Date Reviewed: 7 July 2012
WOS Rating: ***
Average Reader Rating: *****
One of the many success stories of the Manchester International Festival 2011 the 8th; one of the longest pop songs ever as it was billed comes to the Lowry to an excited and eager audience who are loyal to Paul Heaton, a stalwart of the Manchester music scene.
The 8th is actually a series of several songs about the 7 deadly sins and their relevance in today’s society. Reg E Cathey of the Wire fame is the enigmatic preacher whose journey from crime and lack of morality to the righteousness is the vehicle for the story delivers a passionate yet somewhat crazed and erratic performance that sucks the audience in and gives the piece its consistency.
The story is punctuated by a song about each sin, performed by a different singer bringing many different styles of vocals to stage. Heaton takes to the microphone to sing about the 8th sin; a modern scourge on society that most people indulge in yet can be the cruellest sin of all.
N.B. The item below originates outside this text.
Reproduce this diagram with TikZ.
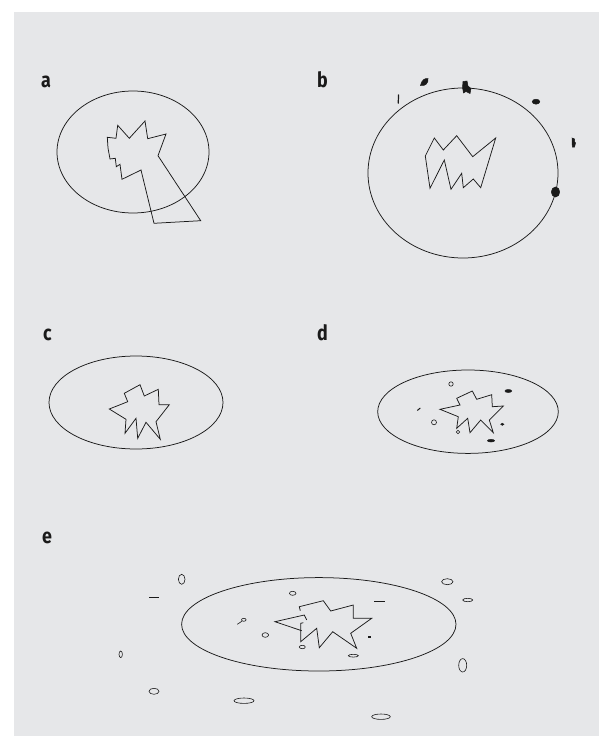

The concept is an interesting one and at times works fantastically well. The band are phenomenal with a fantastic string section that create some fantastic sounds and overall create a great sound building suspense, dashing hope and making a rising crescendo of sounds that by the final number has got everyone clapping, bobbing their heads and moving to the sound.
However, a poor sound mix leads to the vocals in one or two numbers indistinguishable and makes the story hard to follow at times. Coupled with a bizarre and at times visually assaulting lighting show, the 8th can make for uncomfortable viewing but physically and metaphorically.
It remains unclear exactly what the moral of the story is; can we forgiven for our sins or is it just a hard hitting story designed purely for thought provoking entertainment? The purpose of the 8th is vague but one thing is for certain; it takes Heaton out of his comfort zone and may not quite be the show fans of his are expecting but it is an idea that has potential.
Fabulous lyrics save the day and lend themselves well to an entertaining night out - that is far from your run of the mill musical show.